Reconstitution of the footprints on the viral DNA U3 end. All preintegration complexes were treated with 750 mM KCl before separation from free proteins on a 10–50% Nycodenz gradient. Reconstitution reactions then were carried out on the gradient purified complexes, followed by MM-PCR footprinting (see Materials and Methods for details). End-labeled primer SW2 (13) was used for PCR. Numbers on the left side of each panel indicate the distance from the very end of the viral DNA. Distinctive enhancements are located at ≈20 bp and ≈100 bp from the U3 end. (A) Reconstitution with BAF protein. Samples are naked viral DNA (lane 1) and MLV preintegration complexes (lane 2). Reconstitution reactions included: lane 3, buffer only control, and lanes 4–7, BAF (0.2, 0.6, 2, and 6 ng, respectively). (B) Reconstitution with various protein factors. Reconstitution reactions included: lane 1, buffer only control; lane 2, BAF (2 ng); lane 3, murine HMG Y; lane 4, human HMG I(Y); and lane 5, human HMG1. Purified protein factors shown in lanes 3–5 have been tested in a range of 0.5 to 5 μg, and no differences were observed in this range (data not shown); therefore only reactions with 1 μg of protein are shown. (C) Enhancements are observed only with complexes containing integrase. Reconstitution reactions with BAF were carried out with (a) salt-stripped MLV preintegration complexes, (b) naked viral DNA, and (c) salt-stripped integrase-minus MLV preintegration complexes.

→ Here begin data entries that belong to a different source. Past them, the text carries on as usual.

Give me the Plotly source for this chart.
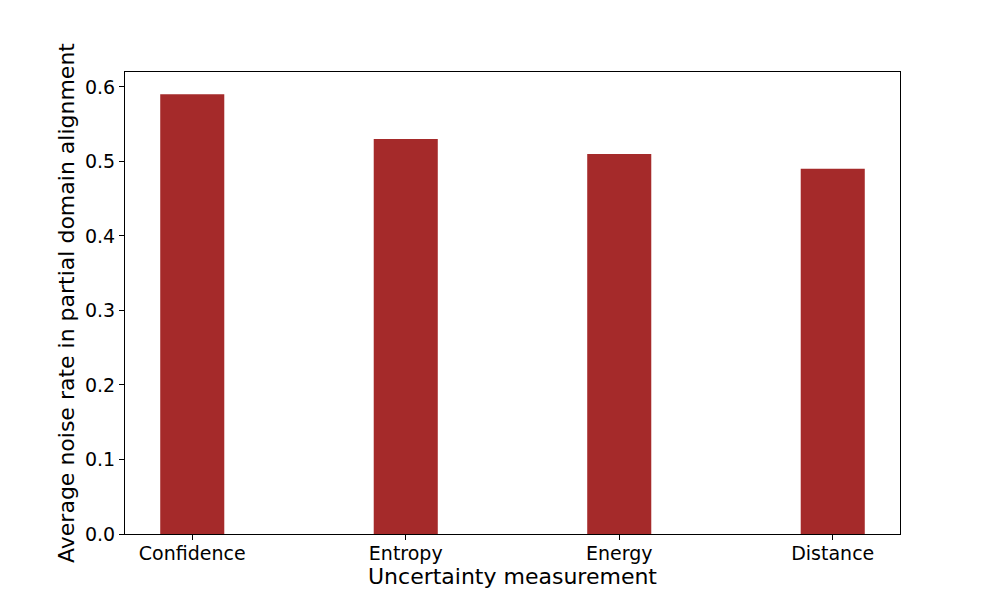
import plotly.graph_objects as go

categories = ["Confidence", "Entropy", "Energy", "Distance"]
values = [0.59, 0.53, 0.51, 0.49]
y_ticks = [0.0, 0.1, 0.2, 0.3, 0.4, 0.5, 0.6]

fig = go.Figure()
fig.add_trace(go.Bar(
    x=list(range(len(categories))), y=values, width=0.3,
    marker=dict(color="#A52A2A", line=dict(width=0)),
))

font = "DejaVu Sans"
fig.update_layout(
    width=1000, height=600,
    margin=dict(l=117, r=108, t=64, b=74),
    plot_bgcolor="white", paper_bgcolor="white",
    showlegend=False,
    font=dict(family=font, color="black"),
)
fig.update_xaxes(
    range=[-0.315, 3.315],
    tickmode="array", tickvals=list(range(len(categories))), ticktext=categories,
    ticks="outside", ticklen=5, tickwidth=1, tickcolor="black",
    ticklabelstandoff=-3,
    tickfont=dict(size=19, family=font),
    showline=True, linecolor="black", linewidth=1, mirror=True,
    showgrid=False, zeroline=False,
    title=dict(text="Uncertainty measurement", font=dict(size=22, family=font), standoff=1),
)
fig.update_yaxes(
    range=[0, 0.62],
    tickmode="array", tickvals=y_ticks, ticktext=[f"{v:.1f}" for v in y_ticks],
    ticks="outside", ticklen=5, tickwidth=1, tickcolor="black",
    tickfont=dict(size=19, family=font),
    showline=True, linecolor="black", linewidth=1, mirror=True,
    showgrid=False, zeroline=False,
    title=dict(text="Average noise rate in partial domain alignment", font=dict(size=22, family=font), standoff=4),
)
fig.write_html("out.html")
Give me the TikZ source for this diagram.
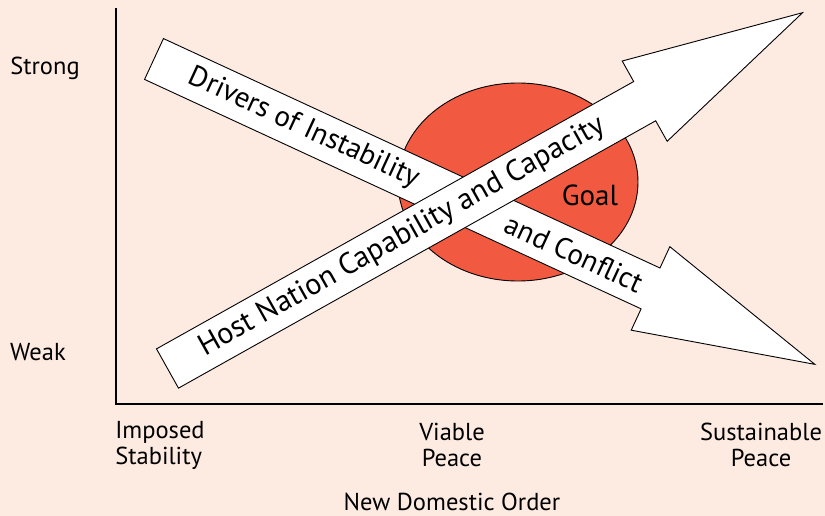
\documentclass[tikz,border=0pt]{standalone}
\usepackage{fontspec}
\setmainfont{PT Sans}
\definecolor{peach}{HTML}{FDEAE1}
\definecolor{goalred}{HTML}{F15A40}
\begin{document}
\begin{tikzpicture}[x=1pt,y=-1pt,every node/.style={font=\fontsize{24.5}{26}\selectfont},
  bigarrow/.style={draw=black,fill=white,line width=0.9pt,line join=miter}]
  \fill [peach] (0,0) rectangle (825,516);
  \useasboundingbox (0,0) rectangle (825,516);
  % axes
  \draw [line width=2.6pt] (116,8) -- (116,404) -- (823,404);
  \node (strong) at (45,68) {Strong};
  \node (weak) at (38,352) {Weak};
  \node [align=left] (imposed) at (160,445) {Imposed\\Stability};
  \node [align=center] (viable) at (452,445) {Viable\\Peace};
  \node [align=center] (sustain) at (761,445) {Sustainable\\Peace};
  \node (order) at (452,502) {New Domestic Order};
  % goal
  \draw [fill=goalred,line width=0.9pt] (518,182) ellipse (120 and 99);
  \node [font=\fontsize{29}{32}\selectfont] (goal) at (590,195) {Goal};
  % drivers of instability
  \begin{scope}[shift={(154,59)},rotate=-24.8]
    \draw [bigarrow] (0,-22.5) -- (547,-22.5) -- (547,-46) -- (728,0)
      -- (547,46) -- (547,22.5) -- (0,22.5) -- cycle;
    \node [transform shape,font=\fontsize{29}{32}\selectfont] (drivers) at (165,0) {Drivers of Instability};
    \node [transform shape,font=\fontsize{29}{32}\selectfont] (conflict) at (463,0) {and Conflict};
  \end{scope}
  % host nation capability
  \begin{scope}[shift={(167.5,368.5)},rotate=29.26]
    \draw [bigarrow] (0,-22.5) -- (547,-22.5) -- (547,-46) -- (728,0)
      -- (547,46) -- (547,22.5) -- (0,22.5) -- cycle;
    \node [transform shape,font=\fontsize{30}{33}\selectfont] (host) at (269,0) {Host Nation Capability and Capacity};
  \end{scope}
\end{tikzpicture}
\end{document}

Lanes 1 and 2 included 0 and 2 ng BAF, respectively.

Figure 2

Footprinting of MLV integrase on terminal viral DNA. Footprinting was carried out as described in Materials and Methods. End-labeled primer SW6 (13) was used for PCR to detect the U5 viral DNA end. Strong enhancements are located at ≈20 bp from the tip of the U5 end. Controls are with naked viral DNA (lane 1) and MLV preintegration complexes (lane 2). Footprinting in the absence (lane 3) or presence (lane 4) of purified integrase is shown.

Figure 3

Extensive regions at the ends of the viral DNA are required for integration activity. (A) Schematic depiction of the functional footprinting assay. (B) Functional footprints on the viral DNA U3 end. Lanes 1 and 2 are controls of standard MM-PCR footprinting with salt-stripped MLV preintegration complexes reconstituted with 0 or 2 ng BAF, respectively. Reconstitution reactions in the functional footprinting experiments contained 0 (lanes 3 and 4) or 20 ng BAF (lanes 5 and 6). DNA samples before and after biotin selection are marked with B and A, respectively. In the absence of reconstitution of the autointegration barrier with BAF, intermolecular integration was very inefficient, and therefore little signal is seen in lane 4.

Figure 4

Summary of MLV U3 end mutants used in this study. Deletions shown in the boxes are at the U3 ends of both LTRs. ▴ indicates the position of the deletion, and • indicates the strong enhancement observed at ≈20 bp from the U3 end. Viral replication was determined by measuring the reverse transcriptase activity in culture supernatants. Integration activity was assayed with preintegration complexes in the corresponding cytoplasmic extracts. MM-PCR was used to assay for the presence of the characteristic enhancements (see Fig. 5).

Figure 5

Footprints on the viral DNA ends of various MLV mutants. All complexes were salt-stripped and reconstituted with BAF followed by MM-PCR. Characteristic enhancements are located at ≈20 bp and ≈100 bp from the U3 end, and ≈20 bp from the U5 end. Shown are footprints on the U3 (A) and U5 (B) viral DNA ends. (a) Control MLV preintegration complexes made by coculturing clone 4 with NIH 3T3 cells. (b-d) Preintegration complexes obtained by transient transfection of 293T cells with plasmid (b) pNCA (wild-type MLV); (c) pSQ70 (active dl8276–22 MLV); and (d) pJM1X1 (inactive dl8269–7 MLV). Reconstitution was done in the absence of BAF in lanes 1 and with 2 ng BAF in lanes 2.